= Courtney Cronin =

American sport journalist (born 1990)

Courtney Cronin (born August 1, 1990) is an ESPN reporter who covers the Chicago Bears football organization. She was a panelist on Around the Horn and makes appearances on First Take and SportsCenter, among other ESPN shows. She joined the network in 2017 as a Minnesota Vikings reporter before moving to report for the Chicago Bears in 2022. She was promoted to the Bears reporting duties after the death of Jeff Dickerson.
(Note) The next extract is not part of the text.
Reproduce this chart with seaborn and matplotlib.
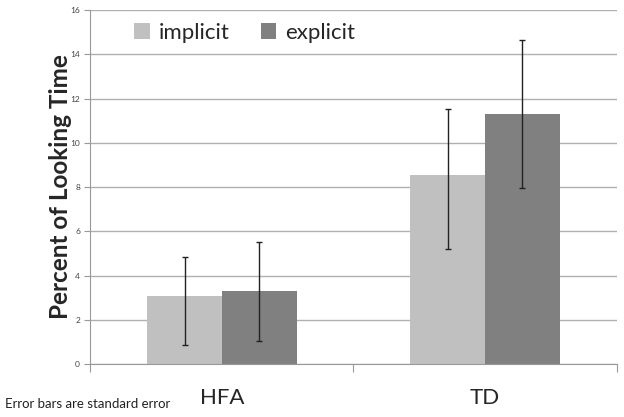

==Early life and education==
A native of Glenview, Illinois, Cronin attended Indiana University Bloomington from 2008 to 2012, graduating with degrees in journalism and Spanish. During her time at IU, she was employed at Indiana University Student Television and served as sports director during her final senior year. She assisted in launching IUSport.com. After completing four years of college, she accepted a postgraduate internship in digital communications at the NCAA.

==Career==

Once her postgraduate internship was completed, Cronin accepted a reporter and editor position at The Clarion-Ledger in Jackson, Mississippi, in 2013 covering Southeastern Conference and high school athletics. In 2016, she became a multimedia sports reporter for the San Jose Mercury News, and joined ESPN a year later. She made her Around The Horn debut on June 1, 2022.